Look at "The Yellow Wallpaper" by Charlotte Perkins Gilman. It is the classic short story of a narrator's descent into madness, caused by post-partum depression and male oppression at a time when women were considered inferior.

Read Mark Vonnegut's “The Eden Express,” about "his descent into schizophrenic madness in a counter‐culture wilderness commune."

The first gives an example of a narrator not knowing she is going mad. The second has an astute author narrating his sudden descent into schizophrenia.


I don't know if this will help you or not, but here are some insights I've picked up from reading material that has tried to do (and in some cases done it by accident) what you are trying to do. Let's start with real life insanity that led to incredible literary work;

Phillip K Dick.

This is a man who struggled his entire life to get out of what he thought was a low form of the literary art - science fiction. The trouble was, he was too good at it and wasn't much good at anything else, including life. He was the epitome of a tortured writer. His last works were called the Valis Trilogy and ironically enough were the first of his books I ever read (I've now read most of them). This series of novels shows a steady descent into madness in a way that you really don't want to emulate - he was struggling with mental health at the time. You can actually see that in the writing, but the truth of the matter is that just reading the novels does give you some idea of how to approach your topic.

Secondly, I want to point out something I've noticed about good horror novels. No, this isn't an oxymoron; some of them are quite well constructed although I'm the first to admit that I'm generally not a fan. But, the writing style employed by the best in this genre is... well, basic. I wondered why at first. Most writers in this genre use simple sentences and simple words to describe some of the most horrific scenes imaginable like it was making coffee with breakfast and I didn't get it until I realised something; it's the simple language; the consignment of this horrific scene to the commonplace, that adds so much emotional horror to the scene itself. It's one thing to describe something as out of the ordinary and use the language that expresses that - the reader gets the sense of perspective and (IMO) it would act as a cushion to the nerves. Sure, it's horrific, but it's supposed to be, right?

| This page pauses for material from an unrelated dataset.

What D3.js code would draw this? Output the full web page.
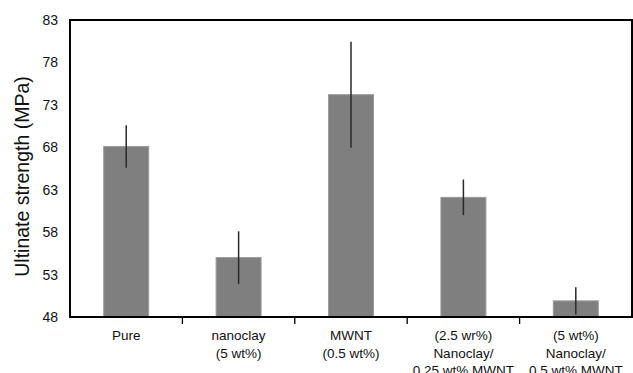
<!DOCTYPE html>
<html><head><meta charset="utf-8">
<script src="https://cdn.jsdelivr.net/npm/d3@7/dist/d3.min.js"></script>
<style>body{margin:0;background:#fff}svg{display:block}text{font-family:"Liberation Sans",Arial,sans-serif;fill:#111}</style>
</head><body><svg id="c" width="633" height="373"></svg>
<script>
const categories = [
  ["Pure"],
  ["nanoclay", "(5 wt%)"],
  ["MWNT", "(0.5 wt%)"],
  ["(2.5 wr%)", "Nanoclay/", "0.25 wt% MWNT"],
  ["(5 wt%)", "Nanoclay/", "0.5 wt% MWNT"]
];
const values = [68.1, 55.0, 74.2, 62.1, 49.9];
const errors = [2.5, 3.1, 6.25, 2.1, 1.6];
const yTicks = [48, 53, 58, 63, 68, 73, 78, 83];
const yLabel = "Ultinate strength (MPa)";

const svg = d3.select("#c");
const m = {l: 70, r: 632, t: 20, b: 317};
const x = d3.scaleBand().domain(d3.range(values.length)).range([m.l, m.r]).paddingInner(0).paddingOuter(0);
const y = d3.scaleLinear().domain([48, 83]).range([m.b, m.t]);
const bw = x.bandwidth() * 0.4;

// bars
svg.selectAll("rect.bar").data(values).join("rect")
  .attr("x", (d, i) => x(i) + x.bandwidth() / 2 - bw / 2)
  .attr("y", d => y(d))
  .attr("width", bw)
  .attr("height", d => y(48) - y(d))
  .attr("fill", "#7f7f7f").attr("stroke", "#9a9a9a").attr("stroke-width", 1);

// error bars
svg.selectAll("line.err").data(values).join("line")
  .attr("x1", (d, i) => x(i) + x.bandwidth() / 2)
  .attr("x2", (d, i) => x(i) + x.bandwidth() / 2)
  .attr("y1", (d, i) => y(d + errors[i]))
  .attr("y2", (d, i) => y(d - errors[i]))
  .attr("stroke", "#2a2a2a").attr("stroke-width", 1.5);

// frame
svg.append("rect").attr("x", m.l).attr("y", m.t).attr("width", m.r - m.l).attr("height", m.b - m.t)
  .attr("fill", "none").attr("stroke", "#000").attr("stroke-width", 2);

// x axis ticks between categories
svg.selectAll("line.xt").data(d3.range(1, values.length)).join("line")
  .attr("x1", i => x(i)).attr("x2", i => x(i))
  .attr("y1", m.b).attr("y2", m.b + 7)
  .attr("stroke", "#000").attr("stroke-width", 1.3);

// x labels
const xl = svg.selectAll("text.xl").data(categories).join("text")
  .attr("text-anchor", "middle").attr("font-size", 13.5);
xl.each(function(lines, i) {
  d3.select(this).selectAll("tspan").data(lines).join("tspan")
    .attr("x", x(i) + x.bandwidth() / 2)
    .attr("y", (d, j) => 340 + j * 17.5)
    .text(d => d);
});

// y ticks
svg.selectAll("text.yt").data(yTicks).join("text")
  .attr("x", 58).attr("y", d => y(d)).attr("dy", "0.36em")
  .attr("text-anchor", "end").attr("font-size", 14)
  .text(d => d);

// y label
svg.append("text")
  .attr("transform", "translate(29,176.5) rotate(-90)")
  .attr("text-anchor", "middle").attr("font-size", 19.5)
  .text(yLabel);
</script></body></html>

But expressing it in the language of the everyday, the commonplace; that makes it all the more divorced from what the reader is expecting from the tone and therefore actually enhances the horror.

So, my advice; start out with language that is appropriate to the sense of the uncommon for what your protagonist is experiencing, but dial back the intensity of the language as you write, while dialling up the intensity of the experiences being described. Basically you want to go from

Oh my God! The toaster caught on fire!


That demon was calling me names again while it stopped me from taking the toast out of the toaster again. It's bad enough having to eat burnt toast without being insulted by a demon throwing little pieces of my brother at me while I'm trying to eat.

Just how quickly you get between these points depends on how much you want to draw it out, but basically the rule of thumb (as best I can express it) is that your language should get more commonplace as the content you describe gets more bizarre. This not only adds to the sense of horror, but also shows that your character is having more and more of a struggle to differentiate between the ordinary and the bizarre over time.


To portray insanity, my best technique would be from bad experiences. In one of my books, the character witnessed a kind of super natural event. He then tried to show it to the world, and was laughed at. I think that if your character was so fixed on proving he was right, he could come across as insane.